2- If you didn’t score perfectly on the on-line quizzes for each module, you were only told which of the questions you didn’t get right, not the correct answer to them. Worse, there are a number of questions of the form: “Which of the following is true:” or “True or False:” so you didn’t even know which question(s) you’d gotten wrong.

3- During the morning session we were given a couple of cocktails to try. It wasn’t really clear exactly why and to what purpose—i.e. did we really need to try a strawberry lemon drop? Since both were based on vodka, it came across as a bit of sales pitch to an audience possibly disinclined to sell cocktails based on this spirit. It was in fact the only time I felt ‘sold to’ during the event.

4- If feel the spirits tasting and evaluation section of the exam could have been better designed. In another life I was a very serious wine taster and attended biweekly blind tastings for many years. I found the format used for the written exam, a series of very specific multiple choice questions, to be less than inviting. I think the idea was that we were supposed to identify the primary characteristics of a given spirit by class (e.g. know that we’d been given a sample of gin rather than vodka). However, we all experience spirits (and wine for that matter) very subjectively and even experienced tasters aren’t always on their best game. Rather than making this part of the exam only about absolute right/wrong answers, I’d have found it more valuable if I had been asked to record my sensations of smell and taste as accurately as possible.
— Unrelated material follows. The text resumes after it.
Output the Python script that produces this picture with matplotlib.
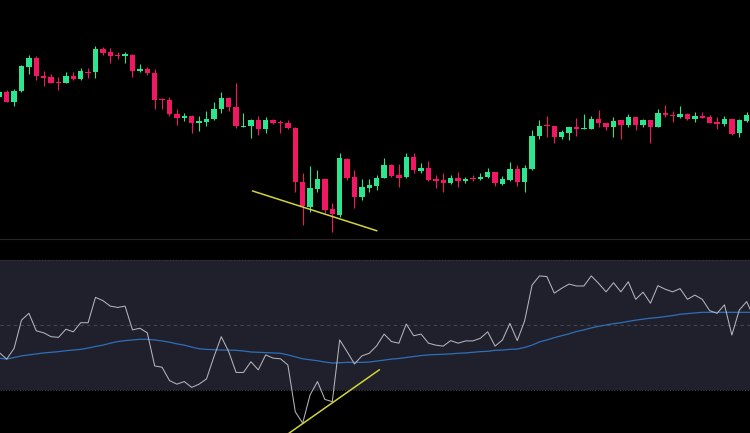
import numpy as np
import matplotlib.pyplot as plt
from matplotlib.lines import Line2D

# OHLC candles (price units)
opens = [143.3, 148.3, 138.3, 149, 173.3, 181.7, 164.3, 162.7, 158.3, 157.3,
         164, 161, 168, 168, 191, 187.7, 185.3, 184.3, 185, 169,
         171, 167.3, 141, 140, 126, 122, 124, 117.3, 118.3, 120.7,
         131, 142.3, 133, 113, 114, 120, 110.7, 120, 117.7, 116.7,
         112.3, 58.3, 33, 50.7, 60.7, 30.7, 25.5, 81.5, 62.7, 43.3,
         52.3, 54.3, 62.3, 75, 65, 62.7, 83.3, 69.3, 72, 61.3,
         60, 57.3, 62.3, 59, 62.3, 60.7, 62.7, 67.7, 56, 60,
         70.7, 57.7, 71.3, 104, 115, 114, 103.3, 107.3, 113, 111,
         111.3, 121, 116.7, 112.7, 119.7, 114.7, 122.7, 114.7, 119.7, 113.3,
         127.3, 125.3, 123.3, 126, 121, 124, 122.7, 118, 116, 120.7,
         106.7, 119]
highs = [150, 150, 151, 175, 185, 184, 169.3, 165.7, 162.7, 167.7,
         167.7, 172, 172, 194, 193.3, 191.7, 188.3, 187.7, 186, 176,
         173.3, 170.7, 141.7, 143.3, 131, 127.3, 125, 124, 129, 138.3,
         148.3, 143, 156.7, 126.7, 121, 124, 122.7, 120.7, 120, 120,
         113, 67.3, 74, 70, 61.5, 37, 86.7, 82.5, 70, 60.7,
         60.7, 65, 81.7, 76, 76, 86.7, 87.3, 77.3, 79.3, 65,
         67.3, 65, 68.3, 62.7, 65, 66.7, 71.7, 68.3, 64, 78.3,
         75, 75, 110, 120, 124, 114.5, 110, 113.5, 122.3, 126,
         124, 130, 117.5, 122.7, 120, 126, 123, 120.7, 120, 130.7,
         135, 129, 134.3, 127.3, 127.7, 127.7, 125, 123.3, 124, 121,
         121, 128.3]
lows = [142, 138, 134.3, 148, 165.7, 160, 154.3, 156.7, 150, 156.7,
        160.5, 160.5, 161.7, 161.7, 185, 176.7, 180.7, 177.3, 162.7, 168.5,
        165, 130.7, 130.7, 124, 115, 119, 106.7, 109.3, 114, 120,
        126.7, 129, 111.7, 112.7, 101.7, 105, 106.7, 116, 106.7, 110.7,
        48.3, 15, 28.3, 48.3, 27.3, 8.3, 23.3, 60, 31.7, 40,
        48.3, 50, 61.7, 62.7, 53.3, 62.2, 66.7, 67.3, 59.5, 51.7,
        48.3, 56, 53.3, 57.3, 59.3, 60, 61.7, 54.3, 55, 59.3,
        54.3, 48.3, 70, 101, 103.3, 96.7, 100.7, 100, 104.3, 110.7,
        110.7, 112.7, 110, 103.3, 100.7, 112.7, 110, 112.7, 97.3, 112.7,
        122.7, 118.3, 121.7, 120, 118.3, 121.7, 116.7, 110.7, 114, 105,
        102.7, 118.3]
closes = [148.3, 138.3, 149.3, 174, 181.7, 164, 162.3, 157.3, 157.3, 164.3,
          161, 169.3, 167, 190.7, 187.3, 184, 184.3, 185.7, 169.3, 171,
          166.7, 140, 140, 126, 122.3, 124, 116.7, 119, 121, 131.3,
          142.3, 132.7, 114, 114, 120, 110.7, 120, 116.7, 116.7, 111.7,
          58.3, 34, 51.7, 60.7, 30, 26, 81.7, 61.7, 43.3, 52.7,
          55, 62.3, 75, 64, 62.3, 82.7, 70, 72.3, 60, 59.3,
          57.3, 62.3, 59, 61.3, 61, 63.3, 67.7, 56.7, 60.7, 71,
          58.3, 72, 104.3, 114.3, 114, 103.3, 107.7, 112.7, 111.3, 112,
          121, 117.3, 112.7, 119.3, 114.7, 122.7, 114.7, 119.7, 113.3, 127,
          125, 123.7, 126, 121, 124, 122, 117.3, 116.3, 120.7, 106,
          120, 124.7]

# RSI and its moving average
rsi = [41.5, 39.5, 42.8, 51.5, 53.6, 48.2, 47.6, 46.4, 46.2, 48.7,
       47.9, 50.7, 50.7, 58.5, 57.5, 55.8, 55.4, 55.8, 48.5, 49.0,
       47.6, 37.4, 37.0, 32.9, 31.8, 32.6, 30.8, 31.8, 33.4, 40.2,
       46.4, 41.8, 35.4, 35.4, 38.7, 36.2, 40.8, 39.8, 39.6, 37.7,
       23.3, 19.8, 28.5, 32.6, 27.1, 26.4, 45.4, 41.8, 38.0, 40.5,
       41.3, 43.6, 47.2, 44.9, 44.4, 50.3, 46.7, 47.2, 44.4, 43.8,
       43.5, 45.2, 44.4, 45.1, 45.1, 45.9, 47.9, 43.5, 45.4, 50.5,
       45.2, 51.3, 62.3, 65.1, 64.9, 59.8, 61.3, 62.6, 62.0, 62.0,
       65.1, 62.8, 60.2, 63.0, 60.2, 63.3, 57.9, 60.1, 56.7, 62.1,
       61.0, 60.2, 61.2, 57.9, 59.2, 57.9, 54.4, 53.6, 56.2, 46.9,
       54.6, 57.2, 52.2]
rsi_ma = [39.8, 39.5, 40.0, 40.5, 40.8, 41.1, 41.4, 41.6, 41.8, 42.1,
          42.3, 42.5, 42.9, 43.4, 43.8, 44.4, 44.9, 45.2, 45.4, 45.6,
          45.6, 45.4, 45.1, 44.7, 44.2, 43.8, 43.2, 42.7, 42.5, 42.4,
          42.3, 42.3, 42.2, 42.0, 41.7, 41.6, 41.5, 41.4, 41.3, 40.8,
          40.2, 39.6, 39.3, 39.0, 38.6, 38.3, 38.4, 38.5, 38.5, 38.5,
          38.6, 38.9, 39.2, 39.5, 39.7, 40.0, 40.3, 40.6, 40.8, 40.9,
          41.0, 41.1, 41.3, 41.4, 41.6, 41.8, 41.9, 42.2, 42.3, 42.5,
          42.6, 43.1, 43.8, 44.8, 45.4, 46.1, 46.7, 47.3, 48.0, 48.5,
          49.1, 49.6, 50.0, 50.4, 50.7, 51.1, 51.5, 51.8, 52.1, 52.3,
          52.6, 52.9, 53.3, 53.5, 53.7, 53.9, 53.9, 53.9, 53.9, 53.9,
          53.9, 53.9, 53.9]

# divergence lines (bar index, value)
price_trend_x = [34.24, 51.0]
price_trend_y = [49, 9.3]
rsi_trend_x = [38.9, 51.35]
rsi_trend_y = [16.3, 36.2]

up_color = '#2ee58f'
down_color = '#f01865'
yellow = '#d2d43a'

fig = plt.figure(figsize=(7.5, 4.33), dpi=100, facecolor='black')
ax1 = fig.add_axes([0, 194 / 433, 1, 239 / 433])
ax2 = fig.add_axes([0, 0, 1, 193 / 433])

x = np.arange(len(opens))
o = np.array(opens)
c = np.array(closes)
colors = [up_color if cc >= oo else down_color for oo, cc in zip(o, c)]

# candles
ax1.vlines(x, lows, highs, colors=colors, linewidth=0.8)
body = np.maximum(np.abs(c - o), 1.0)
ax1.bar(x, body, bottom=np.minimum(o, c), width=0.72, color=colors, linewidth=0)
ax1.plot(price_trend_x, price_trend_y, color=yellow, linewidth=1.1)

xlim = (0.095, 101.45)
ax1.set_xlim(*xlim)
ax1.set_ylim(1, 240)

# RSI panel
xr = np.arange(len(rsi))
ax2.axhspan(30, 70, color='#1f202b', linewidth=0)
ax2.axhline(70, color='#3c3d48', linewidth=0.8, linestyle=(0, (1, 1.5)))
ax2.axhline(30, color='#3c3d48', linewidth=0.8, linestyle=(0, (1, 1.5)))
ax2.axhline(50, color='#44454f', linewidth=0.8, linestyle=(0, (3, 3)))
ax2.plot(xr, rsi_ma, color='#2f6fb8', linewidth=0.9)
ax2.plot(xr, rsi, color='#b4b4bc', linewidth=0.75)
ax2.plot(rsi_trend_x, rsi_trend_y, color=yellow, linewidth=1.1)
ax2.set_xlim(*xlim)
ax2.set_ylim(16.77, 76.15)

for ax in (ax1, ax2):
    ax.set_facecolor('black')
    ax.axis('off')

# panel separator
fig.add_artist(Line2D([0, 1], [194 / 433, 194 / 433], color='#262626', linewidth=0.8))

fig.savefig('out.png', dpi=100, facecolor='black')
Developing a good sense of ‘how’ a given spirit smells and tastes to us and learning how to communicate that seems every bit as important as the objective identification of a spirit tasted blind, which in practice will almost never happen when we’re at work behind a bar.

One last thing thing I’d add: the printed workbook contains numerous typos, grammatical errors and some seemingly contradictory information. It would be good for all of that to be remediated at some point.

P.S. As of this writing I have no idea if I passed. I *think* I made the cut but won’t know for a couple more days.